Being prepared for the worst can make you even more responsive for great times, too — for those profit-making opportunities that pop-up and which depend on quick follow-up and responsiveness.

So what can a business do to prepare for these events? Here are a few things to focus on:

  • Resources. Have a team with the right skills and system permissions in place. For example this team may be comprised of a merchant, a copywriter, a marketer, a PR person, and a developer or two — all identified as a rapid-reaction team. Assignment to this team may need to be done on a rotating basis, especially during the holidays. Be sure to have critical resources at your technology vendors and marketing and PR agencies identified too, as well as know-how to reach them at their lake cabin.
  • Process. Have a process in place — with clear decision-making and leadership — to react to events, approve plans, content, code, and so on. Have a means of communication with contact information sorted out up-front. Maybe this requires pagers, but more likely will comprise cell numbers, IM, texting, home numbers, and — today — Facebook and Twitter.
  • Microsites. Be ready to launch and deploy a microsite quickly. A microsite will serve as a set of pages and products if microsites present a challenge with your current platform, prepare by developing a site with default content with a sample catalog and have your team prepared to modify it. Branding and overall user experiences should be very consistent.
  • Landing pages. A cousin to the microsite, but possibly much easier and faster to deploy, a landing page with links to content, categories, and products may meet the needs of your audience. This may be a useful tactic in concert with the microsite to drive traffic between the sites as well.
  • Content locations. Have content locations on the site ready to deploy. For example, a thin banner across the top of your pages (right under the global navigation) may be a great slot to use to direct site traffic. Do not overemphasize the homepage, as much of your traffic may never see it. Be sure you have content slots on category and product pages as well.
  • Category management. Be sure your team knows the tools well enough to define new categories on the site and react quickly. Category naming may prove very important to customers finding the products.
  • On-site search.

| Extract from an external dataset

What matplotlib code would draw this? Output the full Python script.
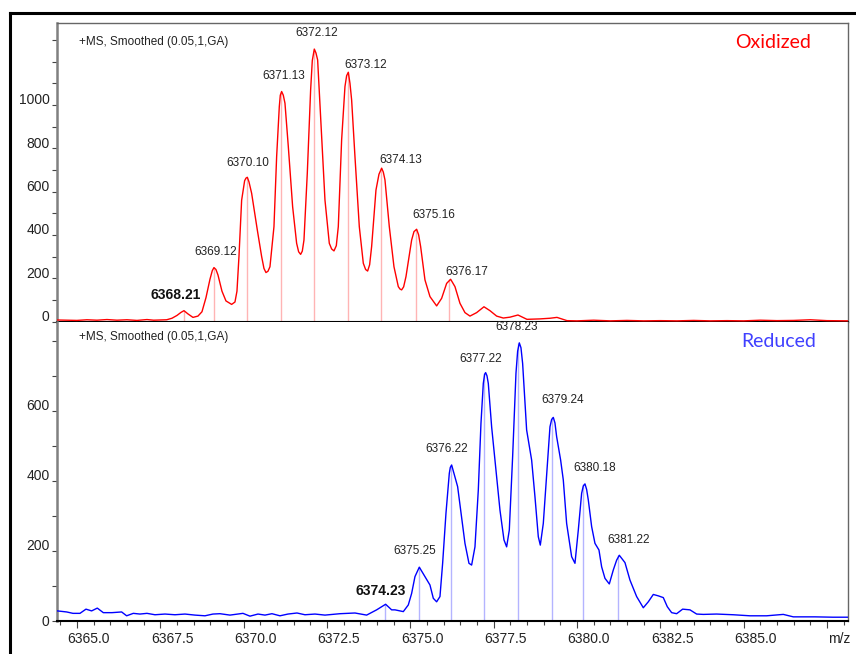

Tagging, metatags, URL-redirects, binning, and content indexing will be critical to helping customers find the products quickly. A strong on-site search tool is key.
  • SEO/SEM. Search engines are a key conduit for audience traffic. Being able to react to the terms and capitalize on the search traffic will be important.
  • Marketing. Have a plan in place to review existing marketing plans and efforts, with the ability to react. This can save face, as a key promotion to an area hit by disaster or in the news could be embarrassing. (I will not provide a gruesome example, there are many.) At the same time, have the resources, skills, and authority in place to react to the event proactively through email, display, search marketing, and social media. A well-timed tweet on a timely and needed product may help.
  • Establish key relationships upfront. Other key to planning ahead for situations like 9/11, the 2004 Indian Ocean tsunami, or Hurricane Katrina is by having relationships with qualified organizations, charities and service organizations established ahead of time. In some cases you may wish to prepare for a donation to be made through your site. Another means of support may be to link to other companies who have the products in-stock if you happen to run out, or offer free shipping for critical supplies. By having the processes we identified above in place, you may be better able to react to these opportunities in a quick and controlled manner.

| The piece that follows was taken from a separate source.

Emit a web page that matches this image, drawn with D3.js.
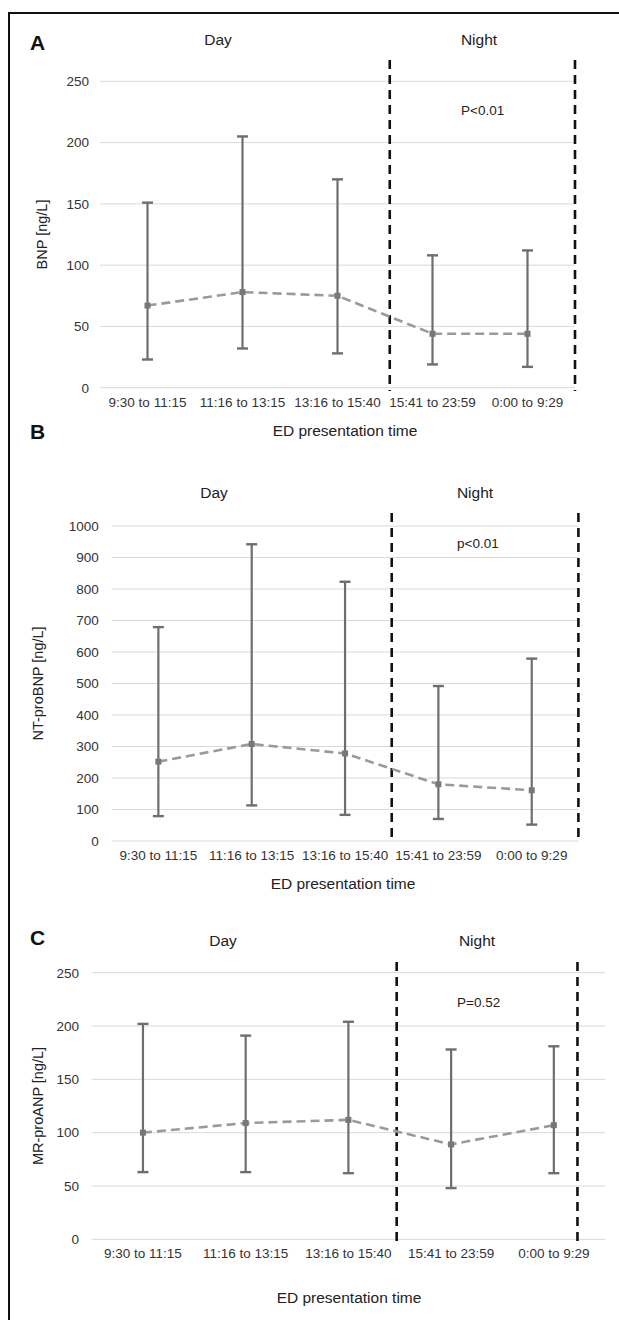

I think it goes without saying that another key to reacting to these situations is to be charitable. This will pay long-term benefits in terms of consumer brand loyalty, employee morale, recruiting, and overall PR — and it also goes without saying that it’s the right thing to do.

Now, I do not want to be all doom-and-gloom, so I want to end on a positive note. These same tactics can be used to in context of a positive event too. For example, we have had clients who have had a product featured on Oprah, and the resulting traffic and sales opportunities are like an earthquake — but a positive one. Your team may only have hours or a day to react to the news that Oprah is featuring a product or destination, or the NBC Nightly News is featuring a story on a key product or category. These positive events may leverage much the same processes as above, and be good rehearsals as well for similar events down the road.

Bottom line, days and weeks are not sufficient when dealing with these events. By planning ahead, you and your team will know how to react swiftly and effectively.